Given material ::
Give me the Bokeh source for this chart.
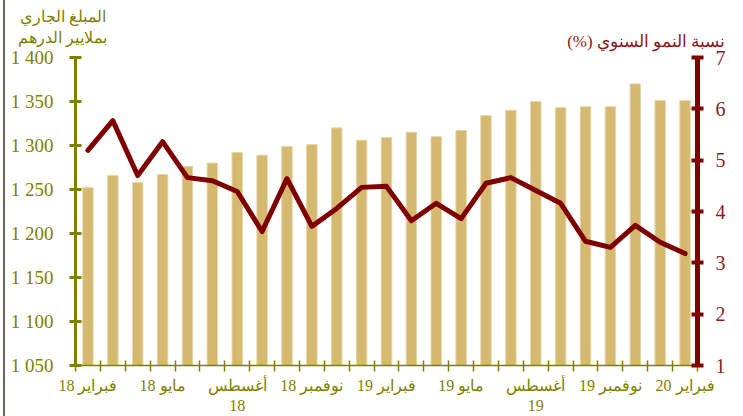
from bokeh.plotting import figure
from bokeh.models import (Range1d, LinearAxis, FixedTicker, Label, ColumnDataSource)
from bokeh.embed import file_html
from bokeh.resources import INLINE

# ---------------- data ----------------
months = ["فبراير 18", "مارس 18", "أبريل 18", "مايو 18", "يونيو 18", "يوليو 18",
          "أغسطس 18", "شتنبر 18", "أكتوبر 18", "نونبر 18", "دجنبر 18", "يناير 19",
          "فبراير 19", "مارس 19", "أبريل 19", "مايو 19", "يونيو 19", "يوليو 19",
          "أغسطس 19", "شتنبر 19", "أكتوبر 19", "نونبر 19", "دجنبر 19", "يناير 20",
          "فبراير 20"]
amount = [1252, 1266, 1258, 1267, 1276, 1280, 1292, 1289, 1299, 1301, 1320, 1306,
          1309, 1315, 1310, 1317, 1334, 1340, 1350, 1343, 1344, 1344, 1370, 1351, 1351]
growth = [5.19, 5.77, 4.70, 5.36, 4.66, 4.60, 4.39, 3.61, 4.64, 3.71, 4.06, 4.47,
          4.49, 3.82, 4.16, 3.86, 4.55, 4.66, 4.41, 4.16, 3.42, 3.30, 3.73, 3.40, 3.18]

label_idx = [0, 3, 6, 9, 12, 15, 18, 21, 24]
label_txt = ["18 فبراير", "18 مايو", "أغسطس\n18", "18 نوفمبر", "19 فبراير",
             "19 مايو", "أغسطس\n19", "19 نوفمبر", "20 فبراير"]

left_ticks = [1050, 1100, 1150, 1200, 1250, 1300, 1350, 1400]
left_tick_txt = ["1 050", "1 100", "1 150", "1 200", "1 250", "1 300", "1 350", "1 400"]
right_ticks = [1, 2, 3, 4, 5, 6, 7]

left_title = "المبلغ الجاري\nبملايير الدرهم"
right_title = "(%) نسبة النمو السنوي"

# ---------------- styles ----------------
OLIVE = "#808000"
DARKRED = "#7f0000"
LABELRED = "#8b1a1a"
BAR = "#d5b970"
FONT = "Liberation Serif"

n = len(months)
xs = [i + 0.5 for i in range(n)]
src = ColumnDataSource(dict(x=xs, amount=amount, growth=growth, month=months))

p = figure(width=738, height=416, output_backend="svg", toolbar_location=None,
           x_range=Range1d(0, n), y_range=Range1d(1050, 1400),
           min_border_left=70, min_border_right=46, min_border_top=57, min_border_bottom=51,
           styles={"margin-left": "3px", "border-left": "2px solid #6b6560"})
p.outline_line_color = None
p.xgrid.visible = False
p.ygrid.visible = False
p.xaxis.visible = False
p.yaxis.visible = False
p.background_fill_color = "white"
p.border_fill_color = "white"

p.extra_y_ranges = {"g": Range1d(1, 7)}

p.vbar(x="x", top="amount", bottom=1050, width=0.42, source=src,
       fill_color=BAR, line_color="#e6d5a6", line_width=1)
p.line(x="x", y="growth", source=src, y_range_name="g",
       line_color=DARKRED, line_width=5, line_join="round", line_cap="round")

# left axis
la = LinearAxis(ticker=FixedTicker(ticks=left_ticks, minor_ticks=[]),
                major_label_overrides={t: s for t, s in zip(left_ticks, left_tick_txt)})
la.axis_line_color = OLIVE
la.axis_line_width = 3
la.major_tick_line_color = OLIVE
la.major_tick_line_width = 3
la.major_tick_in = 6
la.major_tick_out = 6
la.minor_tick_line_color = None
la.major_label_text_font = FONT
la.major_label_text_font_size = "19px"
la.major_label_text_color = OLIVE
la.major_label_standoff = 16
p.add_layout(la, "left")

# right axis
ra = LinearAxis(y_range_name="g", ticker=FixedTicker(ticks=right_ticks, minor_ticks=[]))
ra.axis_line_color = DARKRED
ra.axis_line_width = 5
ra.major_tick_line_color = DARKRED
ra.major_tick_line_width = 4
ra.major_tick_in = 6
ra.major_tick_out = 6
ra.minor_tick_line_color = None
ra.major_label_text_font = FONT
ra.major_label_text_font_size = "20px"
ra.major_label_text_color = LABELRED
ra.major_label_standoff = 12
p.add_layout(ra, "right")

# bottom axis
bticks = [xs[i] for i in label_idx]
ba = LinearAxis(ticker=FixedTicker(ticks=bticks, minor_ticks=list(range(n + 1))),
                major_label_overrides={t: s for t, s in zip(bticks, label_txt)})
ba.axis_line_color = OLIVE
ba.axis_line_width = 1.5
ba.major_tick_line_color = None
ba.minor_tick_line_color = OLIVE
ba.minor_tick_line_width = 1.5
ba.minor_tick_in = 5
ba.minor_tick_out = 6
ba.major_label_text_font = FONT
ba.major_label_text_font_size = "16px"
ba.major_label_text_color = OLIVE
ba.major_label_standoff = 5
p.add_layout(ba, "below")

# titles (placed in the top panel so they are not clipped to the frame)
p.add_layout(Label(x=-0.52, y=1434.5, text=left_title, text_align="center",
                   text_baseline="middle", text_font=FONT, text_font_size="16px",
                   text_line_height=1.25, text_color=OLIVE), "above")
p.add_layout(Label(x=22.94, y=1418, text=right_title, text_align="center",
                   text_baseline="middle", text_font=FONT, text_font_size="17px",
                   text_color=LABELRED), "above")

open("out.html", "w").write(file_html(p, INLINE))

What needs to be done ::
Set the pictures aside and transcribe the data above exactly.

Solution for this task ::
Give me the Bokeh source for this chart.
from bokeh.plotting import figure
from bokeh.models import (Range1d, LinearAxis, FixedTicker, Label, ColumnDataSource)
from bokeh.embed import file_html
from bokeh.resources import INLINE

# ---------------- data ----------------
months = ["فبراير 18", "مارس 18", "أبريل 18", "مايو 18", "يونيو 18", "يوليو 18",
          "أغسطس 18", "شتنبر 18", "أكتوبر 18", "نونبر 18", "دجنبر 18", "يناير 19",
          "فبراير 19", "مارس 19", "أبريل 19", "مايو 19", "يونيو 19", "يوليو 19",
          "أغسطس 19", "شتنبر 19", "أكتوبر 19", "نونبر 19", "دجنبر 19", "يناير 20",
          "فبراير 20"]
amount = [1252, 1266, 1258, 1267, 1276, 1280, 1292, 1289, 1299, 1301, 1320, 1306,
          1309, 1315, 1310, 1317, 1334, 1340, 1350, 1343, 1344, 1344, 1370, 1351, 1351]
growth = [5.19, 5.77, 4.70, 5.36, 4.66, 4.60, 4.39, 3.61, 4.64, 3.71, 4.06, 4.47,
          4.49, 3.82, 4.16, 3.86, 4.55, 4.66, 4.41, 4.16, 3.42, 3.30, 3.73, 3.40, 3.18]

label_idx = [0, 3, 6, 9, 12, 15, 18, 21, 24]
label_txt = ["18 فبراير", "18 مايو", "أغسطس\n18", "18 نوفمبر", "19 فبراير",
             "19 مايو", "أغسطس\n19", "19 نوفمبر", "20 فبراير"]

left_ticks = [1050, 1100, 1150, 1200, 1250, 1300, 1350, 1400]
left_tick_txt = ["1 050", "1 100", "1 150", "1 200", "1 250", "1 300", "1 350", "1 400"]
right_ticks = [1, 2, 3, 4, 5, 6, 7]

left_title = "المبلغ الجاري\nبملايير الدرهم"
right_title = "(%) نسبة النمو السنوي"

# ---------------- styles ----------------
OLIVE = "#808000"
DARKRED = "#7f0000"
LABELRED = "#8b1a1a"
BAR = "#d5b970"
FONT = "Liberation Serif"

n = len(months)
xs = [i + 0.5 for i in range(n)]
src = ColumnDataSource(dict(x=xs, amount=amount, growth=growth, month=months))

p = figure(width=738, height=416, output_backend="svg", toolbar_location=None,
           x_range=Range1d(0, n), y_range=Range1d(1050, 1400),
           min_border_left=70, min_border_right=46, min_border_top=57, min_border_bottom=51,
           styles={"margin-left": "3px", "border-left": "2px solid #6b6560"})
p.outline_line_color = None
p.xgrid.visible = False
p.ygrid.visible = False
p.xaxis.visible = False
p.yaxis.visible = False
p.background_fill_color = "white"
p.border_fill_color = "white"

p.extra_y_ranges = {"g": Range1d(1, 7)}

p.vbar(x="x", top="amount", bottom=1050, width=0.42, source=src,
       fill_color=BAR, line_color="#e6d5a6", line_width=1)
p.line(x="x", y="growth", source=src, y_range_name="g",
       line_color=DARKRED, line_width=5, line_join="round", line_cap="round")

# left axis
la = LinearAxis(ticker=FixedTicker(ticks=left_ticks, minor_ticks=[]),
                major_label_overrides={t: s for t, s in zip(left_ticks, left_tick_txt)})
la.axis_line_color = OLIVE
la.axis_line_width = 3
la.major_tick_line_color = OLIVE
la.major_tick_line_width = 3
la.major_tick_in = 6
la.major_tick_out = 6
la.minor_tick_line_color = None
la.major_label_text_font = FONT
la.major_label_text_font_size = "19px"
la.major_label_text_color = OLIVE
la.major_label_standoff = 16
p.add_layout(la, "left")

# right axis
ra = LinearAxis(y_range_name="g", ticker=FixedTicker(ticks=right_ticks, minor_ticks=[]))
ra.axis_line_color = DARKRED
ra.axis_line_width = 5
ra.major_tick_line_color = DARKRED
ra.major_tick_line_width = 4
ra.major_tick_in = 6
ra.major_tick_out = 6
ra.minor_tick_line_color = None
ra.major_label_text_font = FONT
ra.major_label_text_font_size = "20px"
ra.major_label_text_color = LABELRED
ra.major_label_standoff = 12
p.add_layout(ra, "right")

# bottom axis
bticks = [xs[i] for i in label_idx]
ba = LinearAxis(ticker=FixedTicker(ticks=bticks, minor_ticks=list(range(n + 1))),
                major_label_overrides={t: s for t, s in zip(bticks, label_txt)})
ba.axis_line_color = OLIVE
ba.axis_line_width = 1.5
ba.major_tick_line_color = None
ba.minor_tick_line_color = OLIVE
ba.minor_tick_line_width = 1.5
ba.minor_tick_in = 5
ba.minor_tick_out = 6
ba.major_label_text_font = FONT
ba.major_label_text_font_size = "16px"
ba.major_label_text_color = OLIVE
ba.major_label_standoff = 5
p.add_layout(ba, "below")

# titles (placed in the top panel so they are not clipped to the frame)
p.add_layout(Label(x=-0.52, y=1434.5, text=left_title, text_align="center",
                   text_baseline="middle", text_font=FONT, text_font_size="16px",
                   text_line_height=1.25, text_color=OLIVE), "above")
p.add_layout(Label(x=22.94, y=1418, text=right_title, text_align="center",
                   text_baseline="middle", text_font=FONT, text_font_size="17px",
                   text_color=LABELRED), "above")

open("out.html", "w").write(file_html(p, INLINE))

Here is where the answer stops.